Posted: February 13, 2015
How can we bulletproof our marriages in a culture that is too busy to spend intimate time with the people we love? Rick Warren in his best selling book, “What on Earth Am I Here For?” says that the way to spell LOVE is T.I.M.E. I totally agree!
Last weekend I had the privilege and JOY to speak to a group of families with young children about taking TIME to re-connect with our spouses and children. Let me share my points:
T. TAKE TIME TO LOOK UP AND DIG DOWN
It’s time to lay down our technology; look into each other’s eyes and engage in intimate, honest and meaningful conversation. We also need to dig down behind the words and our emotions to find out what the other person is really saying. For example, when a wife says: “Don’t touch me”, it could mean: “You said you would take out the garbage last night and you didn’t do it …again.” Or: “You said you would help put the children to bed but you worked late again.”
We need to STOP and take the time to say: “Tell me what you really meant.” You will be amazed at the real story behind the encrypted words
I. INVEST IN A GOOD STORY
I am a book junkie. When I am on vacation and find a great book, I might still have the lights on and be reading at 2:00 in the morning. I find such great adventure and pleasure in a well-written and engaging narrative.
You and I are created with a craving for pleasure. We need to experience this feeling in our relationships and marriages, and it not just going to happen randomly. We need to take the time and be intentional about creating good stories and pleasure in our marriages and families. For example: A number of years ago one of my sons-in-law created a mystery trip for his family, and included us in the planning stages. He started out by packing everyone’s bags and telling them to get into the car to get ready for a trip. The family had no idea where they were going. Along the way the family members were given clues, but the mystery did not unfold until they reached their destination. Finally they arrived at a ski resort where we all enjoyed each other for a whole weekend.

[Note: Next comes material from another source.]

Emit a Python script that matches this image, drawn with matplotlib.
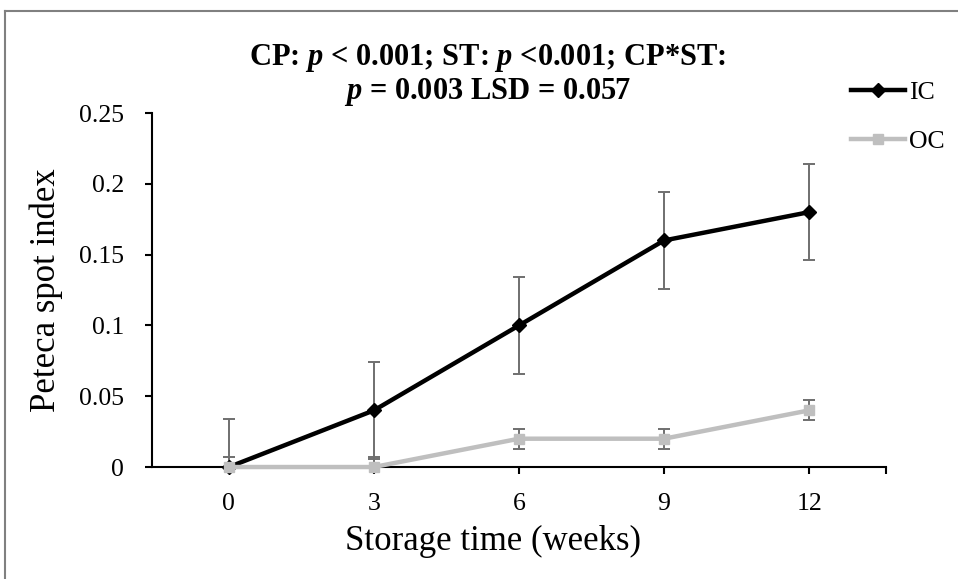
import matplotlib
matplotlib.use('Agg')
import matplotlib.pyplot as plt
from matplotlib.lines import Line2D

# chart data
weeks = ['0', '3', '6', '9', '12']
ic_values = [0.0, 0.04, 0.10, 0.16, 0.18]
oc_values = [0.0, 0.0, 0.02, 0.02, 0.04]
ic_err = [0.034, 0.034, 0.034, 0.034, 0.034]
oc_err = [0.007, 0.007, 0.007, 0.007, 0.007]
y_ticks = [0, 0.05, 0.1, 0.15, 0.2, 0.25]
y_tick_labels = ['0', '0.05', '0.1', '0.15', '0.2', '0.25']

plt.rcParams['font.family'] = ['Liberation Serif', 'DejaVu Serif']
plt.rcParams['mathtext.fontset'] = 'custom'
plt.rcParams['mathtext.rm'] = 'Liberation Serif:bold'
plt.rcParams['mathtext.it'] = 'Liberation Serif:bold:italic'

fig = plt.figure(figsize=(9.58, 5.79), dpi=100)
ax = fig.add_axes([0.1587, 0.1934, 0.7661, 0.6114])

x = list(range(len(weeks)))
err_color = '#6f6f6f'
ic_color = 'black'
oc_color = '#bfbfbf'

# error bars stay clipped at the axis, the lines/markers do not
ax.errorbar(x, ic_values, yerr=ic_err, fmt='none', ecolor=err_color,
            elinewidth=1.4, capsize=4.3, capthick=1.4, zorder=2)
ax.errorbar(x, oc_values, yerr=oc_err, fmt='none', ecolor=err_color,
            elinewidth=1.4, capsize=4.3, capthick=1.4, zorder=2)
ax.plot(x, ic_values, color=ic_color, lw=3.2, marker='D', ms=7,
        clip_on=False, zorder=3, label='IC')
ax.plot(x, oc_values, color=oc_color, lw=3.2, marker='s', ms=6.5,
        clip_on=False, zorder=4, label='OC')

ax.set_xlim(-0.53, 4.53)
ax.set_ylim(0, 0.25)
ax.set_xticks(x)
ax.set_xticklabels(weeks)
ax.set_xticks([4.53], minor=True)
ax.set_yticks(y_ticks)
ax.set_yticklabels(y_tick_labels)
ax.tick_params(axis='both', which='both', direction='out', length=5, width=1.5,
               labelsize=18.5, colors='black')
ax.tick_params(axis='x', pad=14)
ax.tick_params(axis='y', pad=15)

for side in ['top', 'right']:
    ax.spines[side].set_visible(False)
for side in ['left', 'bottom']:
    ax.spines[side].set_linewidth(1.5)

ax.set_xlabel('Storage time (weeks)', fontsize=25, labelpad=2)
ax.xaxis.set_label_coords(0.465, -0.165)
ax.set_ylabel('Peteca spot index', fontsize=25, labelpad=12)

# two-line title
fig.text(0.509, 0.9, r'CP: $p$ < 0.001; ST: $p$ <0.001; CP*ST:',
         ha='center', va='center', fontsize=22, fontweight='bold')
fig.text(0.509, 0.841, r'$p$ = 0.003 LSD = 0.057',
         ha='center', va='center', fontsize=22, fontweight='bold')

handles = [Line2D([], [], color=ic_color, lw=3.2, marker='D', ms=7),
           Line2D([], [], color=oc_color, lw=3.2, marker='s', ms=6.5)]
fig.legend(handles, ['IC', 'OC'], loc='center left', bbox_to_anchor=(0.875, 0.798),
           frameon=False, fontsize=18.5, handlelength=2.1, handletextpad=0.15,
           labelspacing=1.0, borderpad=0)

# outer frame (top and left only)
fig.add_artist(Line2D([0.005, 0.005], [0.0, 0.981], color='#808080', lw=1.5))
fig.add_artist(Line2D([0.005, 1.0], [0.981, 0.981], color='#808080', lw=1.5))

fig.savefig('out.png', dpi=100)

If I don’t like the first 2 or 3 chapters of a book, I will usually put it down. I don’t want to waste my time on something that has no value. Be aware that this might be the same feeling people have in their marriages. In order to find the pleasure, spouses may pull away form the marriage or family in order to find something else that gives them the adventure they are looking for
But: there is a disclaimer here – It’s all about balance, it can’t just be about “pleasure seeking”, it has to be healthy, uplifting, enjoyable adventures that benefit the body and the family.
M. MOVE FROM FEELING TO DOING
When we get hurt, angry, or overlooked, we can’t stay in that “mad place”. Those injured feelings will build up resentment and toxins that will eventually hurt us. We have to take the TIME to stop and move from our feelings to doing something about them. We have to stop and listen to the nudging of the Holy Spirit to talk about the issue to resolve the hurt, offer forgiveness or realize it wasn’t enough of an issue to cause dissention and then let it go.
E. EXPECT THE BEST AND ACCEPT THE WORST
In any intimate relationship we have to take the time to build each other up, draw out our gifts, abilities and help each other to become all that Jesus Christ designed us to be. In the same way that iron sharpens iron, we need each other to “sharpen each other” to be our very best. But we have to remember that none of us are perfect, and when the other person makes a mistake we have to get off our high horse and show grace to each other. When the rest of the world judges or criticizes us, we need our spouse to protect us and be in our corner.
All of these suggestions take TIME, but they will bulletproof our marriages and give us the pleasure, intimacy and love we are all looking for.